Yes, this is what I expected.

> , that brings us back to before commit 43b10a20372d, for two threads can hit
> the "*arr = igrab(inode)" line.

I don't think this bring us back, because igrab() uses a spinlock to protect the
refcount.
> 
> Even if you also change the "if (arr && inode) {" check in order to make sure that
> the second-reached thread won't again hit the "*arr = igrab(inode)" line when the
> first-reached thread already hit the "*arr = igrab(inode)" line, the second-reached
> thread is fully blocked by the first-reached thread. Not serializing two threads
> allows these threads to return as quick as serializing these threads.

with the mutex protection removed, and relying on igrab()'s internal spinlock,
the code logic is already correct for concurrency. 

there are two kinds of locks involved in this discussion: 
- inode->i_lock: protects the inode's refcount (used by igrab())
- osb->system_file_mutex: protects the array slot.

Thanks,
Heming

> >>>
> >>> 3. Standard filesystems do not use a global mutex for this:
> >>>    Standard filesystems (like Ext4's ext4_get_journal_inode or XFS's
> >>>    xfs_qm_init_quotainos) rely entirely on the VFS layer's internal hashing/locking (e.g.,
> >>>    iget_locked) to serialize metadata/system inode lookups.
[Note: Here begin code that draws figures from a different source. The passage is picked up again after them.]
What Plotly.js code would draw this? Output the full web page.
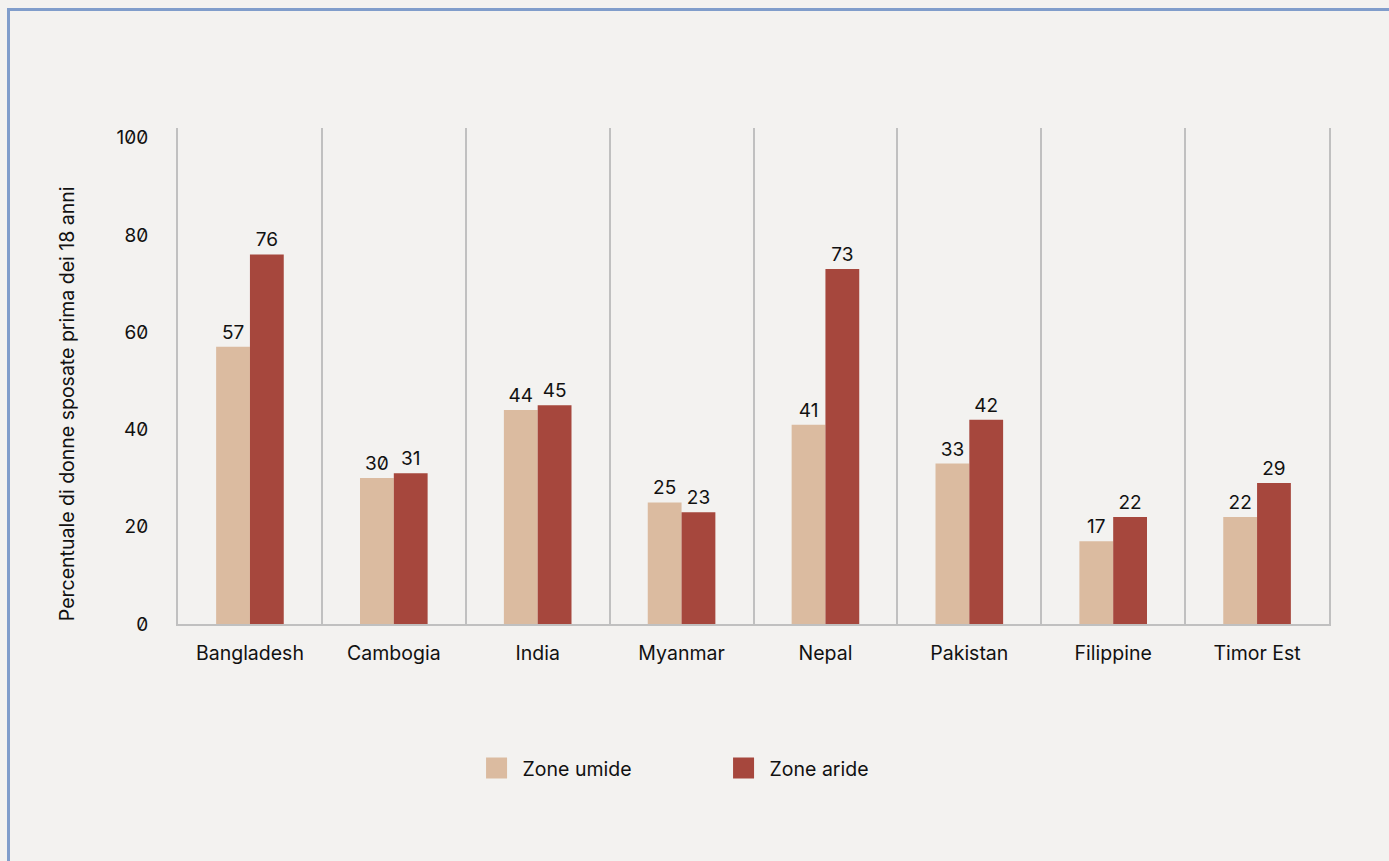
<!DOCTYPE html>
<html>
<head>
<meta charset="utf-8">
<script src="https://cdn.plot.ly/plotly-3.0.1.min.js"></script>
<style>
  html, body { margin: 0; padding: 0; background: #f3f2f0; width: 1389px; height: 861px; overflow: hidden; }
  #frame { position: absolute; left: 7px; top: 8px; width: 1400px; height: 900px; border-left: 3px solid #809dcb; border-top: 3px solid #809dcb; box-sizing: border-box; }
  #chart { position: absolute; left: 0; top: 0; width: 1389px; height: 861px; }
  #chart text { font-feature-settings: "zero" 1; }
</style>
</head>
<body>
<div id="frame"></div>
<div id="chart"></div>
<script>
const categories = ["Bangladesh", "Cambogia", "India", "Myanmar", "Nepal", "Pakistan", "Filippine", "Timor Est"];
const zoneUmide = [57, 30, 44, 25, 41, 33, 17, 22];
const zoneAride = [76, 31, 45, 23, 73, 42, 22, 29];
const seriesNames = ["Zone umide", "Zone aride"];
const yTicks = [0, 20, 40, 60, 80, 100];
const yTitle = "Percentuale di donne sposate prima dei 18 anni";

const FONT = "Inter, 'Noto Sans', sans-serif";
const gridCol = "#c0c0c0";

const traces = [
  {
    type: "bar", name: seriesNames[0], x: categories, y: zoneUmide,
    marker: { color: "#dbbba0" },
    text: zoneUmide.map(String), textposition: "outside", cliponaxis: false,
    textfont: { family: FONT, size: 19, color: "#111" }, hoverinfo: "none"
  },
  {
    type: "bar", name: seriesNames[1], x: categories, y: zoneAride,
    marker: { color: "#a6473d" },
    text: zoneAride.map(String), textposition: "outside", cliponaxis: false,
    textfont: { family: FONT, size: 19, color: "#111" }, hoverinfo: "none"
  }
];

const layout = {
  width: 1389, height: 861,
  paper_bgcolor: "rgba(0,0,0,0)", plot_bgcolor: "rgba(0,0,0,0)",
  margin: { l: 178, r: 60, t: 128, b: 237 },
  font: { family: FONT, size: 19, color: "#111" },
  barmode: "group", bargap: 0.53, bargroupgap: 0,
  showlegend: true,
  legend: {
    orientation: "h", x: 0.2646, xanchor: "left", y: -0.291, yanchor: "middle",
    entrywidth: 202, entrywidthmode: "pixels",
    font: { family: FONT, size: 19.5, color: "#111" },
    bgcolor: "rgba(0,0,0,0)"
  },
  xaxis: {
    type: "category", tickson: "boundaries", showgrid: true, gridcolor: gridCol, gridwidth: 2,
    ticks: "", showline: true, linecolor: gridCol, linewidth: 2,
    ticklabelstandoff: 11, tickfont: { family: FONT, size: 19.5, color: "#111" },
    fixedrange: true
  },
  yaxis: {
    range: [0, 102], tickvals: yTicks, ticktext: yTicks.map(String),
    showgrid: false, zeroline: false, showline: true, mirror: true, linecolor: gridCol, linewidth: 2,
    ticks: "", ticklabelstandoff: 24, tickfont: { family: FONT, size: 19, color: "#111" },
    fixedrange: true
  },
  annotations: [
    {
      text: yTitle, xref: "paper", yref: "paper", x: -0.0965, y: 0.445,
      xanchor: "center", yanchor: "middle", textangle: -90, showarrow: false,
      font: { family: FONT, size: 19.5, color: "#111" }
    }
  ]
};

Plotly.newPlot("chart", traces, layout, { displayModeBar: false, staticPlot: true }).then(function (gd) {
  document.querySelectorAll("#chart .legend .legendpoints path").forEach(function (p) {
    p.setAttribute("d", "M4.5,10.5H-16.5V-10.5H4.5Z");
  });
});
</script>
</body>
</html>
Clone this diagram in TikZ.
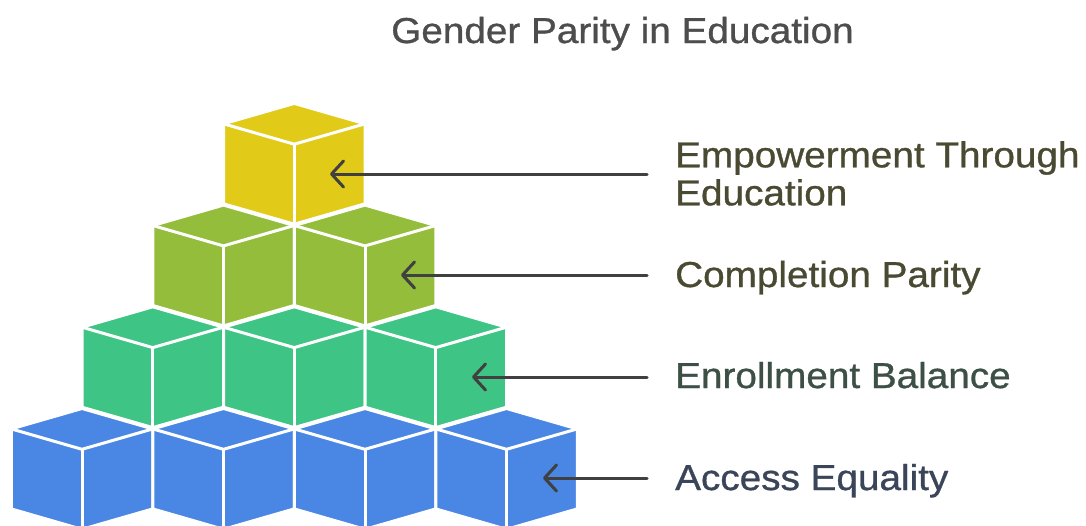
\documentclass[tikz,border=0pt]{standalone}
\usepackage{fontspec}
\setmainfont{Liberation Sans}[FakeStretch=1.075,FakeBold=0.9]
\usetikzlibrary{arrows.meta}
\definecolor{cblue}{HTML}{4A86E4}
\definecolor{cgreen}{HTML}{3EC484}
\definecolor{clime}{HTML}{93BD3A}
\definecolor{cyellow}{HTML}{E2CB18}
\definecolor{ctitle}{HTML}{4D4D4D}
\definecolor{tolive}{HTML}{4A4A33}
\definecolor{tgreen}{HTML}{3C5046}
\definecolor{tslate}{HTML}{3B4559}
\definecolor{carrow}{HTML}{404040}
\tikzset{
  cubeline/.style={draw=white, line width=3pt, line join=round},
  lbl/.style={inner sep=0pt, font=\fontsize{36}{38}\selectfont, align=left},
  pointer/.style={draw=carrow, line width=3pt, line cap=round,
    -{Straight Barb[length=12pt,width=26pt,round]}}
}
% #1 center x, #2 top y, #3 colour
\newcommand{\isocube}[3]{%
  \fill[#3, cubeline] (#1,#2) -- (#1+70.75,#2+20.4) -- (#1+70.75,#2+100.4)
     -- (#1,#2+120.8) -- (#1-70.75,#2+100.4) -- (#1-70.75,#2+20.4) -- cycle;
  \draw[cubeline] (#1-70.75,#2+20.4) -- (#1,#2+40.8) -- (#1+70.75,#2+20.4);
  \draw[cubeline] (#1,#2+40.8) -- (#1,#2+120.8);
}
\begin{document}
\begin{tikzpicture}[x=1pt,y=-1pt]
\useasboundingbox (0,0) rectangle (1086,525);
\begin{scope}
\clip (0,0) rectangle (1086,525);
% yellow row
\isocube{294.25}{103.4}{cyellow}
% lime row
\isocube{223.5}{205.1}{clime}
\isocube{365}{205.1}{clime}
% green row
\isocube{152.75}{306.8}{cgreen}
\isocube{294.25}{306.8}{cgreen}
\isocube{435.75}{306.8}{cgreen}
% blue row
\isocube{82}{408.5}{cblue}
\isocube{223.5}{408.5}{cblue}
\isocube{365}{408.5}{cblue}
\isocube{506.5}{408.5}{cblue}
\end{scope}
% title
\node[lbl, text=ctitle, anchor=base] (title) at (622.5,43) {Gender Parity in Education};
% labels
\node[lbl, text=tolive, anchor=north west] (l1) at (675,141) {Empowerment Through\\Education};
\node[lbl, text=tolive, anchor=base west] (l2) at (675,287) {Completion Parity};
\node[lbl, text=tgreen, anchor=base west] (l3) at (675,388) {Enrollment Balance};
\node[lbl, text=tslate, anchor=base west] (l4) at (675,490) {Access Equality};
% arrow tips
\coordinate (t1) at (330,174);
\coordinate (t2) at (401,275);
\coordinate (t3) at (472,377);
\coordinate (t4) at (543,478);
\coordinate (s1) at (647,174);
\coordinate (s2) at (647,275);
\coordinate (s3) at (647,377);
\coordinate (s4) at (647,478);
\draw[pointer] (s1) -- (t1);
\draw[pointer] (s2) -- (t2);
\draw[pointer] (s3) -- (t3);
\draw[pointer] (s4) -- (t4);
\end{tikzpicture}
\end{document}
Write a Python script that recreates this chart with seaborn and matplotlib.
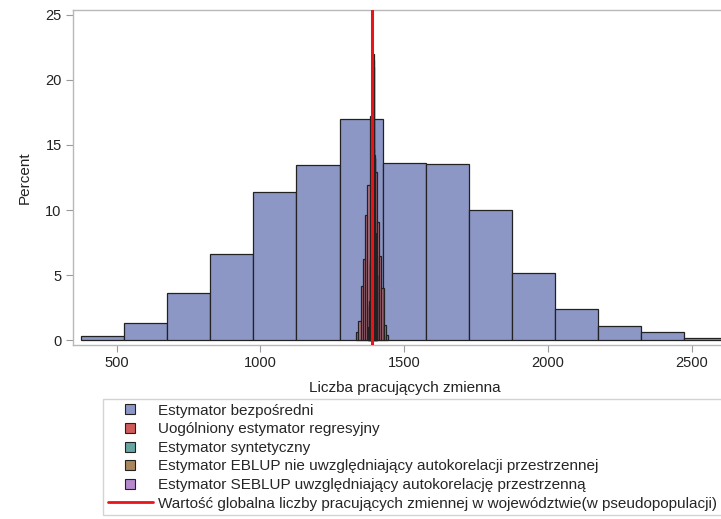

OCFS2's system_file_mutex is a
> >>>    redundant global lock that heavily pollutes the lock dependency graph, triggering
> >>>    possible deadlock warnings that block us from testing and fixing genuine deadlocks.
> >>>
> >>> Since the cmpxchg() approach guarantees atomic slot initialization + igrab(), the global
> >>> mutex is completely redundant and should be removed.
> >>>
> >>> Regards.
> >>>
> 
> 
>